Ce livre n'est pas un livre d'Histoire, comme il s'en écrit tant sur la musique et sur l'opéra, aujourd'hui : biographies débiles, évocations emphatiques de périodes révolues, descriptions empiriques indéfinies, la pâtée ordinaire du sinistre mélomane. Ce livre n'est pas une généalogie de l'opéra français, et pas même une genèse car rien ne nous y est dit de ses origines, mais tout de son commencement.
Définition
Ce livre procède par principes, et n'a d'histoire que l'historicité intrinsèque à ces principes. Ces principes sont ceux, hérités d'Aristote, d'une Poétique générale, qui est celle du théâtre à ce que Foucault appela l'âge classique, et la thèse de ce livre est que cette poétique s'applique aussi à l'opéra français, et entraîne ipso facto la thèse que la musique d'un tel opéra est un objet littéraire : «Il faut dire que la musique s'y donne comme moyen poétique à part entière et se présente sur le modèle d'un travail littéraire ; elle est alors un objet littéraire.» (p. 16).
C'est dire le caractère non schopenhauerien, non nietzschéen de ce livre, en ce que la musique n'y exprime aucune essence cachée du monde, aucun triomphe de la volonté, mais la matière musicale y est considérée comme élément dominant de l'opéra, tandis que la matière poétique en est l'élément directeur ou régulateur.

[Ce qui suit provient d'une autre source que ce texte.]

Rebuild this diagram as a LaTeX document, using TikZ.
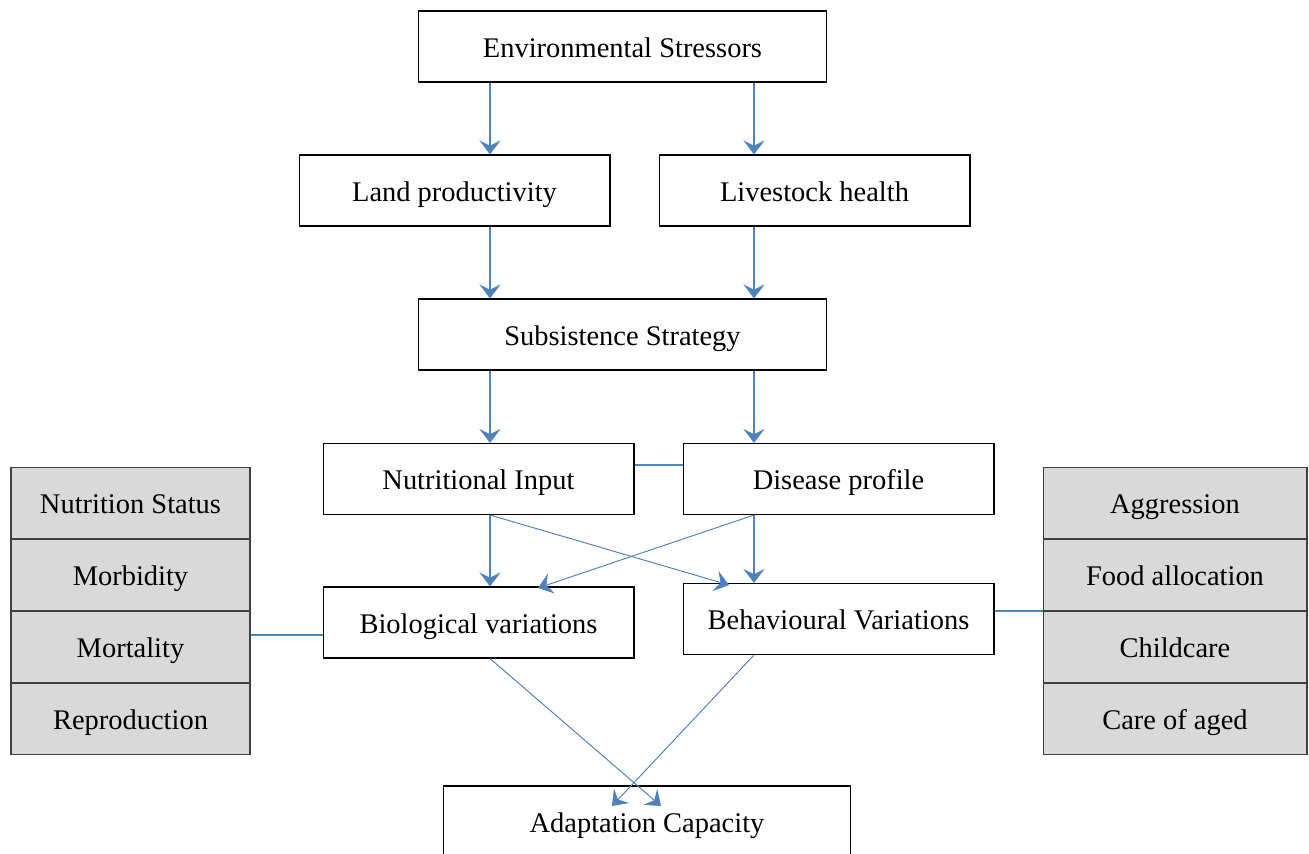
\documentclass[tikz,border=0pt]{standalone}
\usepackage{fontspec}
\setmainfont{Liberation Serif}
\usepackage{tikz}
\usetikzlibrary{positioning, arrows.meta}
\definecolor{linkblue}{HTML}{4F81BD}
\definecolor{cellgray}{HTML}{D9D9D9}

\begin{document}
\begin{tikzpicture}[x=0.02cm, y=-0.02cm,
  box/.style={draw, line width=0.6pt, minimum width=6.22cm, minimum height=1.42cm,
    inner sep=0pt, text height=12.5pt, text depth=0.5pt, font=\fontsize{16.2}{19}\selectfont},
  widebox/.style={box, minimum width=8.18cm},
  cellL/.style={draw=black!75, line width=0.6pt, fill=cellgray, minimum width=4.78cm,
    minimum height=1.42cm, inner sep=0pt, text height=12.5pt, text depth=0.5pt,
    font=\fontsize{16.2}{19}\selectfont},
  cellR/.style={cellL, minimum width=5.28cm},
  flow/.style={linkblue, line width=0.85pt, -{Stealth[length=8pt, width=12pt, inset=3pt]}},
  thinflow/.style={flow, line width=0.55pt},
  tie/.style={linkblue, line width=0.7pt}]
\useasboundingbox (0,0) rectangle (1309,854);

% columns of the vertical arrows
\coordinate (colL) at (490,0);
\coordinate (colR) at (754,0);

% main chain
\node[widebox] (env)   at (622.5,46.5)  {Environmental Stressors};
\node[box]     (land)  at (454.5,190.5) {Land productivity};
\node[box]     (live)  at (814.5,190.5) {Livestock health};
\node[widebox] (subs)  at (622.5,334.5) {Subsistence Strategy};
\node[box]     (nutr)  at (478.5,479)   {Nutritional Input};
\node[box]     (dis)   at (838.5,479)   {Disease profile};
\node[box]     (bio)   at (478.5,622.5) {Biological variations};
\node[box]     (behav) at (838.5,619)   {Behavioural Variations};
\node[widebox, minimum width=8.16cm] (adapt) at (647,821.5) {Adaptation Capacity};

% biological outcomes
\node[cellL] (nstat) at (130.5,503) {Nutrition Status};
\node[cellL, below=0pt of nstat] (morb)  {Morbidity};
\node[cellL, below=0pt of morb]  (mort)  {Mortality};
\node[cellL, below=0pt of mort]  (repro) {Reproduction};

% behavioural outcomes
\node[cellR] (aggr) at (1175,503) {Aggression};
\node[cellR, below=0pt of aggr]  (food)  {Food allocation};
\node[cellR, below=0pt of food]  (child) {Childcare};
\node[cellR, below=0pt of child] (aged)  {Care of aged};

% vertical arrows
\draw[flow] (env.south -| colL)  -- (land.north -| colL);
\draw[flow] (env.south -| colR)  -- (live.north -| colR);
\draw[flow] (land.south -| colL) -- (subs.north -| colL);
\draw[flow] (live.south -| colR) -- (subs.north -| colR);
\draw[flow] (subs.south -| colL) -- (nutr.north -| colL);
\draw[flow] (subs.south -| colR) -- (dis.north -| colR);
\draw[flow] (nutr.south -| colL) -- (bio.north -| colL);
\draw[flow] (dis.south -| colR)  -- (behav.north -| colR);

% crossing arrows
\coordinate (tipBeh) at (729,585);
\coordinate (tipBio) at (538,588);
\coordinate (tipAdL) at (612,806);
\coordinate (tipAdR) at (661,806);
\draw[thinflow] (nutr.south -| colL)  -- (tipBeh);
\draw[thinflow] (dis.south -| colR)   -- (tipBio);
\draw[thinflow] (bio.south -| colL)   -- (tipAdR);
\draw[thinflow] (behav.south -| colR) -- (tipAdL);

% plain links
\coordinate (lvlN) at (0,465);
\coordinate (lvlM) at (0,635);
\draw[tie] (nutr.east |- lvlN) -- (dis.west |- lvlN);
\draw[tie] (mort.east |- lvlM) -- (bio.west |- lvlM);
\draw[tie] (behav.east |- child.north west) -- (child.north west);
\end{tikzpicture}
\end{document}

D'où la définition donnée : l'opéra «est la conjonction de la matière poétique littéraire et de la matière poétique musicale, support de la matière poétique chorégraphique.» (p. 15).

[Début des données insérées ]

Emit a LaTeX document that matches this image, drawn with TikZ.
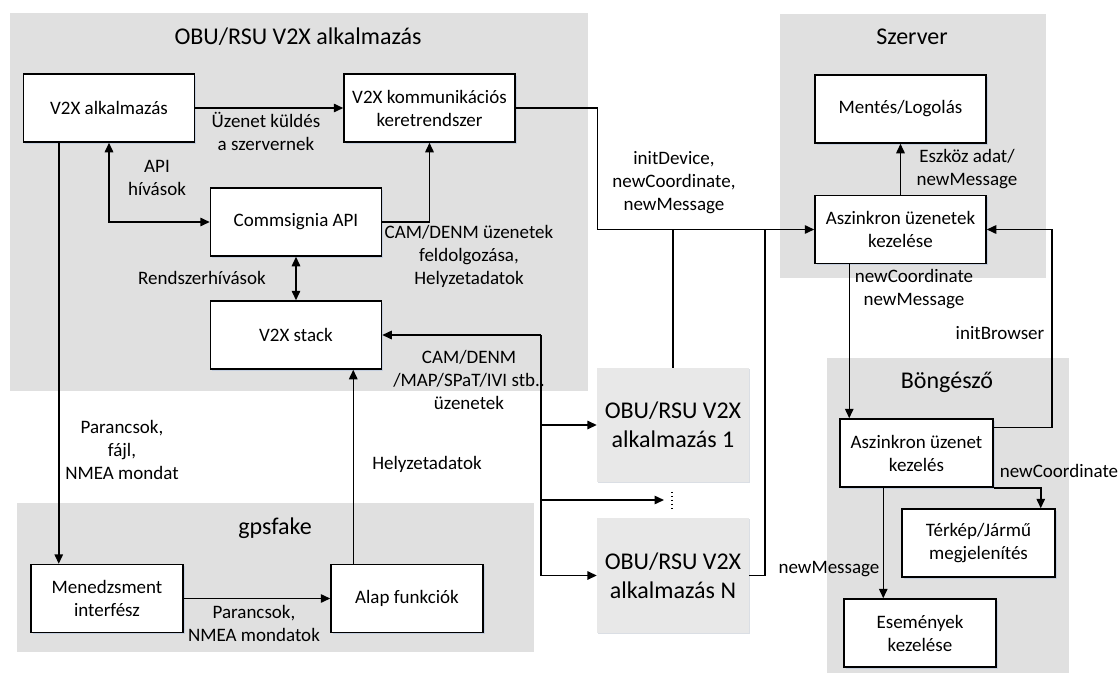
\documentclass[tikz,border=0pt]{standalone}
\usepackage{fontspec}
\setmainfont{Carlito}
\usetikzlibrary{arrows.meta,shadows}
\definecolor{grpgray}{RGB}{224,224,224}
\definecolor{obugray}{RGB}{232,232,232}
\definecolor{shadowc}{RGB}{196,206,222}
\begin{document}
\begin{tikzpicture}[x=1pt,y=-1pt,
  every node/.style={font=\fontsize{19}{23}\selectfont, inner sep=0pt},
  grp/.style={fill=grpgray, draw=none},
  ttl/.style={font=\fontsize{24}{29}\selectfont},
  box/.style={draw=black, fill=white, line width=1.5pt, align=center,
    minimum width=171pt, minimum height=68pt,
    general shadow={fill=shadowc, shadow xshift=1.5pt, shadow yshift=-1.5pt}},
  obubox/.style={fill=obugray, align=center, minimum width=152pt,
    minimum height=114pt, font=\fontsize{24}{29}\selectfont,
    general shadow={fill=shadowc!40!obugray, shadow xshift=1.2pt, shadow yshift=-1.2pt}},
  lbl/.style={align=center},
  ln/.style={line width=1.5pt},
  arr/.style={ln, -{Triangle[length=9.5pt,width=8.5pt]}},
  dbl/.style={ln, {Triangle[length=9.5pt,width=8.5pt]}-{Triangle[length=9.5pt,width=8.5pt]}},
]
\useasboundingbox (0,0) rectangle (1120,675);
\fill[white] (0,0) rectangle (1120,675);

% grouping panels
\path[grp] (10,13) rectangle (588,391);
\path[grp] (17,503) rectangle (534,652);
\path[grp] (780,14) rectangle (1046,278);
\path[grp] (827,358) rectangle (1069,673);

% panel titles
\node[ttl] (tmain) at (298,37) {OBU/RSU V2X alkalmazás};
\node[ttl] (tsrv) at (912,37) {Szerver};
\node[ttl] (tgps) at (275,528) {gpsfake};
\node[ttl] (tbrw) at (947,382) {Böngésző};

% components
\node[box] (v2x) at (109,108) {V2X alkalmazás};
\node[box] (komm) at (429.5,108) {V2X kommunikációs\\keretrendszer};
\node[box] (comm) at (296,222) {Commsignia API};
\node[box] (stack) at (296,335) {V2X stack};
\node[box, minimum width=152pt] (men) at (107,598.5) {Menedzsment\\interfész};
\node[box, minimum width=152pt] (alap) at (407,598.5) {Alap funkciók};
\node[box] (ment) at (900.5,109) {Mentés/Logolás};
\node[box] (asz) at (900.5,229.5) {Aszinkron üzenetek\\kezelése};
\node[box, minimum width=153pt] (basz) at (916.5,453) {Aszinkron üzenet\\kezelés};
\node[box, minimum width=153pt] (terk) at (978.5,543) {Térkép/Jármű\\megjelenítés};
\node[box, minimum width=152pt] (esem) at (920,633) {Események\\kezelése};
\node[obubox] (obu1) at (673,425) {OBU/RSU V2X\\alkalmazás 1};
\node[obubox, minimum height=115pt] (obun) at (673,575.5) {OBU/RSU V2X\\alkalmazás N};

% continuation dots between the device instances
\node[minimum height=16pt, minimum width=0pt] (dots) at (672,500) {};
\draw[line width=1.2pt, dash pattern=on 1.5pt off 2.5pt] (dots.north) -- (dots.south);

% connectors inside the application
\draw[arr] (v2x.east) -- (komm.west);
\draw[dbl] (v2x.south) |- (comm.west);
\draw[arr] (comm.east) -| (komm.south);
\draw[dbl] (comm.south) -- (stack.north);
\draw[arr] ([xshift=36pt]v2x.south west) -- ([xshift=36pt]v2x.south west |- men.north);
\draw[arr] ([xshift=23pt]alap.north west) -- ([xshift=23pt]alap.north west |- stack.south);
\draw[arr] (men.east) -- (alap.west);

% message bus towards the devices
\coordinate (bt) at (541,335);
\coordinate (bb) at (541,575.5);
\draw[arr] (bt) -- (stack.east);
\draw[ln] (bt) -- (bb);
\draw[arr] (bt |- obu1.west) -- (obu1.west);
\draw[arr] (bt |- dots.center) -- ([xshift=-8pt]dots.center);
\draw[arr] (bb) -- (obun.west);

% links to the server
\draw[arr] (komm.east) -- ++(81.5,0) |- (asz.west);
\draw[ln] (obu1.north) -- (obu1.north |- asz.west);
\draw[ln] (obun.east) -- ++(16,0) coordinate (nj) -- (nj |- asz.west);
\draw[arr] (asz.north) -- (ment.south);

% server and browser
\draw[arr] ([xshift=35pt]asz.south west) -- ([xshift=35pt]asz.south west |- basz.north);
\draw[arr] ([yshift=-9pt]basz.north east) -- ++(58,0) |- (asz.east);
\draw[arr] (basz.south east) -| ([xshift=-15pt]terk.north east);
\draw[arr] ([xshift=44pt]basz.south west) -- ([xshift=44pt]basz.south west |- esem.north);

% connector labels
\node[lbl] (l1) at (266,131.5) {Üzenet küldés\\a szervernek};
\node[lbl] (l2) at (157,178) {API\\hívások};
\node[lbl] (l3) at (469,256) {CAM/DENM üzenetek\\feldolgozása,\\Helyzetadatok};
\node[lbl] (l4) at (202,278) {Rendszerhívások};
\node[lbl] (l5) at (469,380) {CAM/DENM\\/MAP/SPaT/IVI stb..\\üzenetek};
\node[lbl] (l6) at (122,449.5) {Parancsok,\\fájl,\\NMEA mondat};
\node[lbl] (l7) at (427,464) {Helyzetadatok};
\node[lbl] (l8) at (254,623) {Parancsok,\\NMEA mondatok};
\node[lbl] (l9) at (674,183) {initDevice,\\newCoordinate,\\newMessage};
\node[lbl] (l10) at (967,169.5) {Eszköz adat/\\newMessage};
\node[lbl] (l11) at (914,289.5) {newCoordinate\\newMessage};
\node[lbl] (l12) at (1000,333) {initBrowser};
\node[lbl] (l13) at (1059,471) {newCoordinate};
\node[lbl] (l14) at (829,569) {newMessage};
\end{tikzpicture}
\end{document}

On dira que cela définit précisément l'opéra classique français, lequel est, à cause de cette subordination de la musique, tombé en désuétude avec le romantisme, et que, sauf à y revenir par une conversion néo-classique, ce n'est que justice. Il y a du vrai en cela qui nous renvoie à ce «romantisme ordinaire» au nom duquel nous considérons l'opéra en général de Monteverdi à Berg, comme essentiellement musical. Et pourtant, lorsqu'on y regarde de près, ni Monteverdi, ni Mozart, ni Berg, ni même Wagner n'ont raisonné ainsi. La position que j'appelle romantique, et qu'on pourrait dire aussi mélomaniaque (voire discophile) est une idéologie répandue qui n'aura correspondu sans doute qu'à une petite période de l'opéra italien, celle du livret facultatif et du bel canto prépondérant. L'érotique de Stendhal conjoint au dionysisme de Nietzsche, et le tour est joué.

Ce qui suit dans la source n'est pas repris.